それは勿論のことながら、めくるめくB⇔Hの交代劇が及ぼす作用としてそうなるのであって、その因果関係からBを含む調(ヘ長調)とHを含む調(ハ長調・イ長調)が暗示的に背後にうごめくのである。

中でも興味深いのは、B支配とH支配が同一小節の中に見事に混在している、例えば第20〜21小節などの場所である。
高音部(ソプラノ)はその少し前からずっとB支配のtoneを保ちつづけているが(=ヘ長調志向的二短調)、低音部(バス)はこの時――20小節後半〜――H支配に変わり(=イ長調志向的ニ短調)、得も言われぬ巧妙な遁走を成立させている。この小節はBとHの支配両義性を帯びることにより古調と近代調の二重性を帯びている。31〜32小節など同様。

尚、第40小節から、ソプラノとバスの役割は交換され、冒頭からここまで10度のカノンを保っていたものが、以後は二重対位法により7度カノン(octv-C)へと転じている。

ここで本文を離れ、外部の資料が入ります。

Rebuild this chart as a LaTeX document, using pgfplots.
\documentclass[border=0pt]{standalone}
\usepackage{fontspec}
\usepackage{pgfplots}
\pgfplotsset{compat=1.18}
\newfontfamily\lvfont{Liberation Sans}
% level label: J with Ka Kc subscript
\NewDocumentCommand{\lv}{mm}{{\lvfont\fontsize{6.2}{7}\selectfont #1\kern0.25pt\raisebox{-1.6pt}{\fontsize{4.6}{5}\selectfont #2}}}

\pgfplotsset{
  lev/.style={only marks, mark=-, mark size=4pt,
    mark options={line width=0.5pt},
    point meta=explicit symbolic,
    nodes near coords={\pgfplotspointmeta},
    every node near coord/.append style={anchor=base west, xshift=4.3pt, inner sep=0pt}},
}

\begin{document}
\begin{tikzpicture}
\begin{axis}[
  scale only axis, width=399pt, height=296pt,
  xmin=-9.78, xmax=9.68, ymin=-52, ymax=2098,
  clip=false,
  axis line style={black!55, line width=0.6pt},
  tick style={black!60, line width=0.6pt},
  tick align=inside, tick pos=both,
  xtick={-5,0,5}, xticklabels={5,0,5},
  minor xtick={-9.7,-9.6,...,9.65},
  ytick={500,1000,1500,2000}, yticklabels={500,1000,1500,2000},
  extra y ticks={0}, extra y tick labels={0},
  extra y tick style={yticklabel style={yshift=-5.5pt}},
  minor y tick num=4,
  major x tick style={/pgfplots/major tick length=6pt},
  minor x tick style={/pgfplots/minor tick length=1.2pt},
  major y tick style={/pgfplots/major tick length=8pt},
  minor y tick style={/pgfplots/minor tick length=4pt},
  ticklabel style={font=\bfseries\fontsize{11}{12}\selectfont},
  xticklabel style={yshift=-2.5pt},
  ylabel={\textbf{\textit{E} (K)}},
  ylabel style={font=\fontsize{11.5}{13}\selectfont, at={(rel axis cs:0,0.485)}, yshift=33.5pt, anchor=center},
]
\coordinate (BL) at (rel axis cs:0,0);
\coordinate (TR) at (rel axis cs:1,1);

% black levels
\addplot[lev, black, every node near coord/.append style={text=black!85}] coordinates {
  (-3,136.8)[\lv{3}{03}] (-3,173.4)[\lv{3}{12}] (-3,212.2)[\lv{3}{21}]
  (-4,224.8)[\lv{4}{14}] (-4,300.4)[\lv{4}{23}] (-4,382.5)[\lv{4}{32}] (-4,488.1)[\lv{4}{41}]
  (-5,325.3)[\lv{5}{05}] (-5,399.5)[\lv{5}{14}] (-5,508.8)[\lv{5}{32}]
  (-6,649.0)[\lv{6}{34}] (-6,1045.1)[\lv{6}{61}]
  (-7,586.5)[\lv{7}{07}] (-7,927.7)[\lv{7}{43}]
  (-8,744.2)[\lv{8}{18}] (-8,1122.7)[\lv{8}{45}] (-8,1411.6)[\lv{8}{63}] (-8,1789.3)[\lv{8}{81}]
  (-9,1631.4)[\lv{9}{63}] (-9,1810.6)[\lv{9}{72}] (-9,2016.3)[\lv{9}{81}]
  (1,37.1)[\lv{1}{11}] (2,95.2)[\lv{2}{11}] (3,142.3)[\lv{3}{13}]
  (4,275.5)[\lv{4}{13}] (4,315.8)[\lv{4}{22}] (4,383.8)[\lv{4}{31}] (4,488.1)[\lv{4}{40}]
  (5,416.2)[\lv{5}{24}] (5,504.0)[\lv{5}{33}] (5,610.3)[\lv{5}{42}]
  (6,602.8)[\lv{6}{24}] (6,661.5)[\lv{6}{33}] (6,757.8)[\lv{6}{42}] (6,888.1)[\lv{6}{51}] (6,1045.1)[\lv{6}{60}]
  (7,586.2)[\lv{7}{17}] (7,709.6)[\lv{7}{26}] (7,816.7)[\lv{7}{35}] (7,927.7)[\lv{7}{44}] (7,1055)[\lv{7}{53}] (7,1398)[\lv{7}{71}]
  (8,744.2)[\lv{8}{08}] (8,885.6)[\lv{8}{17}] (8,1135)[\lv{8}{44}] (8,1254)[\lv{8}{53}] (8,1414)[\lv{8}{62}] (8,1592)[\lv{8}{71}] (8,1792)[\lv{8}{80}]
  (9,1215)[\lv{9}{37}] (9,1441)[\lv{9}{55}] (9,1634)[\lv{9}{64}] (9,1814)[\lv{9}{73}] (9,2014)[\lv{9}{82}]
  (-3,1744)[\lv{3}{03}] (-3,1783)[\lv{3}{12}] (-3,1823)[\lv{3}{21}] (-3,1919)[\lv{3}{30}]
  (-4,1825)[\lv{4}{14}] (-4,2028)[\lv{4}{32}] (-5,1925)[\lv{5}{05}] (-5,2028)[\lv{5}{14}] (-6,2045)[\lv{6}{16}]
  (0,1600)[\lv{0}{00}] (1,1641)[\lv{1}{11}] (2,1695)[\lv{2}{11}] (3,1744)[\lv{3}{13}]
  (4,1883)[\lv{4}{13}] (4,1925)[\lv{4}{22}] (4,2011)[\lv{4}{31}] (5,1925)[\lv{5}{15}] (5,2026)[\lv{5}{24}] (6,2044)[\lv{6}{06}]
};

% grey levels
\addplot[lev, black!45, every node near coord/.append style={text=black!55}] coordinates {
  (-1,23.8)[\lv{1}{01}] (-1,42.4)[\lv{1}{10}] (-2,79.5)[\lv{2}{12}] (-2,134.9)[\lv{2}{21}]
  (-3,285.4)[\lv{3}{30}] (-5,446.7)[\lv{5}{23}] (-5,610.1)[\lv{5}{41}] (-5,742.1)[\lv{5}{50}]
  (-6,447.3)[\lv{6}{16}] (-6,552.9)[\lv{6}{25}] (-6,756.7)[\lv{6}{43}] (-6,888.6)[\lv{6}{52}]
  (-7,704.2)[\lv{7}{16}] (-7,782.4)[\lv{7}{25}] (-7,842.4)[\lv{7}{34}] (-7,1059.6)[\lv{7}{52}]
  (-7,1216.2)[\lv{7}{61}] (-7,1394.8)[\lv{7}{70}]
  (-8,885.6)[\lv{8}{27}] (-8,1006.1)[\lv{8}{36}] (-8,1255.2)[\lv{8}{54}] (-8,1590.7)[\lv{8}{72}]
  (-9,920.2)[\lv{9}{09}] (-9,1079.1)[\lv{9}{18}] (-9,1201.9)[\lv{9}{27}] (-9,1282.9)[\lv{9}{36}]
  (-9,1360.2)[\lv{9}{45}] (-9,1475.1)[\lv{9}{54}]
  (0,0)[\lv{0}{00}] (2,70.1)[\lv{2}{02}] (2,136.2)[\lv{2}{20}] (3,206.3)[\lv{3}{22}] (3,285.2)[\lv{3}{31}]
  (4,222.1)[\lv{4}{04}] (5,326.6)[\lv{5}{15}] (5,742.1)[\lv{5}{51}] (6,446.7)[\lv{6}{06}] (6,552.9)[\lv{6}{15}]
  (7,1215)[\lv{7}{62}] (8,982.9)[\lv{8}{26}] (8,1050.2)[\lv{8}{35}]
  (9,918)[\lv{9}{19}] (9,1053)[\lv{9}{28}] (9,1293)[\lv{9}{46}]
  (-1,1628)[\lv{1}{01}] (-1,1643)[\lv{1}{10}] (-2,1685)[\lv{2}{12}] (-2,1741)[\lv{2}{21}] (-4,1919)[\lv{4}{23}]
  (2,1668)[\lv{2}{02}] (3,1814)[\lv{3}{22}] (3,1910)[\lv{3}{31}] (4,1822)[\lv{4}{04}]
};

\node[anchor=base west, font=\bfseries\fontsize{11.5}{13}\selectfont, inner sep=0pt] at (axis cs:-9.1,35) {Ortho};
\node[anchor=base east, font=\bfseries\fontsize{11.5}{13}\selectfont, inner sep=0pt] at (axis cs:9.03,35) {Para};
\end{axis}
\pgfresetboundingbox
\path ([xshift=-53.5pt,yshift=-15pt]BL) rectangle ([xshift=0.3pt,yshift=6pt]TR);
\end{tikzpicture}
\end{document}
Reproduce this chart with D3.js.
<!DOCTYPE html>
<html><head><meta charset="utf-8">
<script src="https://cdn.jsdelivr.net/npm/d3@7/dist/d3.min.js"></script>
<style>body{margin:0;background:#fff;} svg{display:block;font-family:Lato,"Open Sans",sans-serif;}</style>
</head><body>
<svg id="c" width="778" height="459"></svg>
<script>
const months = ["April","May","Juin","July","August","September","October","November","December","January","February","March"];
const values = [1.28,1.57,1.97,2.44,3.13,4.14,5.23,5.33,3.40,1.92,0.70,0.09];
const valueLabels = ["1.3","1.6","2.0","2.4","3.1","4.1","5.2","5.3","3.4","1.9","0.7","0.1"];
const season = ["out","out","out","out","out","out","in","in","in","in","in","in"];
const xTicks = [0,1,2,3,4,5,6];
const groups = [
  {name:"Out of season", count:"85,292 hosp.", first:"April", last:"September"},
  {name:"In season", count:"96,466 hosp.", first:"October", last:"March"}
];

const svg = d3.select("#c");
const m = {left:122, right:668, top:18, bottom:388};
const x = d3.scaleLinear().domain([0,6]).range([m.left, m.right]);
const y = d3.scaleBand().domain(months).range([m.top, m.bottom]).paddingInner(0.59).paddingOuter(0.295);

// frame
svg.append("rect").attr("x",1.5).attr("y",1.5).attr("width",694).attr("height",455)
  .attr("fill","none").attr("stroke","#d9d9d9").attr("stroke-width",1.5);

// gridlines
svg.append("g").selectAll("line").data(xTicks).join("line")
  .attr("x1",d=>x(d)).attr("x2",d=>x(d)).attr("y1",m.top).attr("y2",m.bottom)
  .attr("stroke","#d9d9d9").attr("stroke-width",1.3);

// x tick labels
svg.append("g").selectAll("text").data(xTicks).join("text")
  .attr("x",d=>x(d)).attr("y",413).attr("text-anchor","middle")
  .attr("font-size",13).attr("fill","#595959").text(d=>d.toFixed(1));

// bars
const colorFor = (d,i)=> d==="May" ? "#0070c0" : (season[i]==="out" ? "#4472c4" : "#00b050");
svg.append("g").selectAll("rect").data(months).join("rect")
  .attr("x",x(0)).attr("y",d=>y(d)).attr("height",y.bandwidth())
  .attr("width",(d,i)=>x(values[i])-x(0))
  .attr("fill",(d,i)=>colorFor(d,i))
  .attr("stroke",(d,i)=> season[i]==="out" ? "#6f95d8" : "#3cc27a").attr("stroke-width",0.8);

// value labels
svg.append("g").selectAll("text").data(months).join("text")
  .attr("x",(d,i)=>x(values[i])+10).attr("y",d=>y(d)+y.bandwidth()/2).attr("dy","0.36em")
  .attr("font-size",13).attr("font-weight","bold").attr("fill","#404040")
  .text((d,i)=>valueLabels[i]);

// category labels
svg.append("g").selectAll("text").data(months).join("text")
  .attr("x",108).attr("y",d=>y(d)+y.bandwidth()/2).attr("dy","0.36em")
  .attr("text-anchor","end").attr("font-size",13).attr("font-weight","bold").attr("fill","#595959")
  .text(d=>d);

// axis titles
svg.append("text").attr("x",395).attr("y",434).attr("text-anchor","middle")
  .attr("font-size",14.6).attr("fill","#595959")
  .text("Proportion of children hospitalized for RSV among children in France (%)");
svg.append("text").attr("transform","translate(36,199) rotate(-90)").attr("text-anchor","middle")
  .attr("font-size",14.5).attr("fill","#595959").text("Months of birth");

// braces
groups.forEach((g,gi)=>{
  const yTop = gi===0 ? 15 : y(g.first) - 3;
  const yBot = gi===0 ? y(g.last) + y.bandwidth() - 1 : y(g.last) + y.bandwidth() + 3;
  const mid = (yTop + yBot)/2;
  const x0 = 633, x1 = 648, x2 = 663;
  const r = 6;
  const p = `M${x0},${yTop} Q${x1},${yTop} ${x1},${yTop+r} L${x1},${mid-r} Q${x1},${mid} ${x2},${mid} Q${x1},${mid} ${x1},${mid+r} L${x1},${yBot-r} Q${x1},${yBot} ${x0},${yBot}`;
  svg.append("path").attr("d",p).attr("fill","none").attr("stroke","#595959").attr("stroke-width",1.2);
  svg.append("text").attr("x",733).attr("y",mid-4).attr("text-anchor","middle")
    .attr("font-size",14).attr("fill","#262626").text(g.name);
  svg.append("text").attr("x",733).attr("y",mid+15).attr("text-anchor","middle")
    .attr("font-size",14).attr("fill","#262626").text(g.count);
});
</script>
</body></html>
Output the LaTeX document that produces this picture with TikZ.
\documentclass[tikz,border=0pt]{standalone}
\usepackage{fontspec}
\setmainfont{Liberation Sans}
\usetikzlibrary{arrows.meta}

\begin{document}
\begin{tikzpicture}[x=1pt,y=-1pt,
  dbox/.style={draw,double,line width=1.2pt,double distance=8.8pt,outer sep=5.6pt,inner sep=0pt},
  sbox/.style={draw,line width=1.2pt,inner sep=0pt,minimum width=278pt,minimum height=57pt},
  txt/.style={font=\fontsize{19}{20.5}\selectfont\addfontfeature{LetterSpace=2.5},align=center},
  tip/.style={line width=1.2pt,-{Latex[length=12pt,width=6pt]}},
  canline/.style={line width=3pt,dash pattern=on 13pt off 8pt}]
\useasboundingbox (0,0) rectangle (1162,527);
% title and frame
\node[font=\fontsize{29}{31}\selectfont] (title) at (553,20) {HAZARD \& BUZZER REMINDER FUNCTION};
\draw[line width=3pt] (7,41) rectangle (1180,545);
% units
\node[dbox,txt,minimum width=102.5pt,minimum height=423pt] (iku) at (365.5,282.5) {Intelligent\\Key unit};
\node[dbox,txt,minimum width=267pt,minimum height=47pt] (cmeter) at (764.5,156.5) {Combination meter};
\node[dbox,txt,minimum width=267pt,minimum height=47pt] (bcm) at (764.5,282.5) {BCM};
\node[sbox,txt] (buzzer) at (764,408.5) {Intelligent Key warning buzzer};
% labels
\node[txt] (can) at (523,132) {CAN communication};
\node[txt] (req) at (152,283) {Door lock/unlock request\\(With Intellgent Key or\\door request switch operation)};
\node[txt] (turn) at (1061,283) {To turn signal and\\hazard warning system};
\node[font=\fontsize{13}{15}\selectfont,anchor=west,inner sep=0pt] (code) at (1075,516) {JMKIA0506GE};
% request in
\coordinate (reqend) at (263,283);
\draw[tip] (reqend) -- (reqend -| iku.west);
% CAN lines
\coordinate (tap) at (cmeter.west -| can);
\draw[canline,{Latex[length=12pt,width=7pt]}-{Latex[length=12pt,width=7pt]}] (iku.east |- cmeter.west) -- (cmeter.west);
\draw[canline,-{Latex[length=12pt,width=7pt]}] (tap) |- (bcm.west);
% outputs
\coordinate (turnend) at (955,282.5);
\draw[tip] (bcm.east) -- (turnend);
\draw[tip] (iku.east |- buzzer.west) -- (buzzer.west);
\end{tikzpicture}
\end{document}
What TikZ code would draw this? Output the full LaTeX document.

当カノンも他と同様、全容としてそうであろうが、殊に7小節後尾〜8小節のバスの動き、11小節後尾〜12小節のソプラノの動き(これらの転回形が15〜16,19〜20にあるが)、28〜32小節ソプラノの運動線などは、(octv飛びで幾らか極端化したうごきであるが)未完F第2主題の一種の前哨であると思われる。

勿論全体としてはひとつの旋律乃至小節内でのBとHの共存乃至両義性を確立することに主眼があり、未完F第3主題の存在を前提にしていると思われる。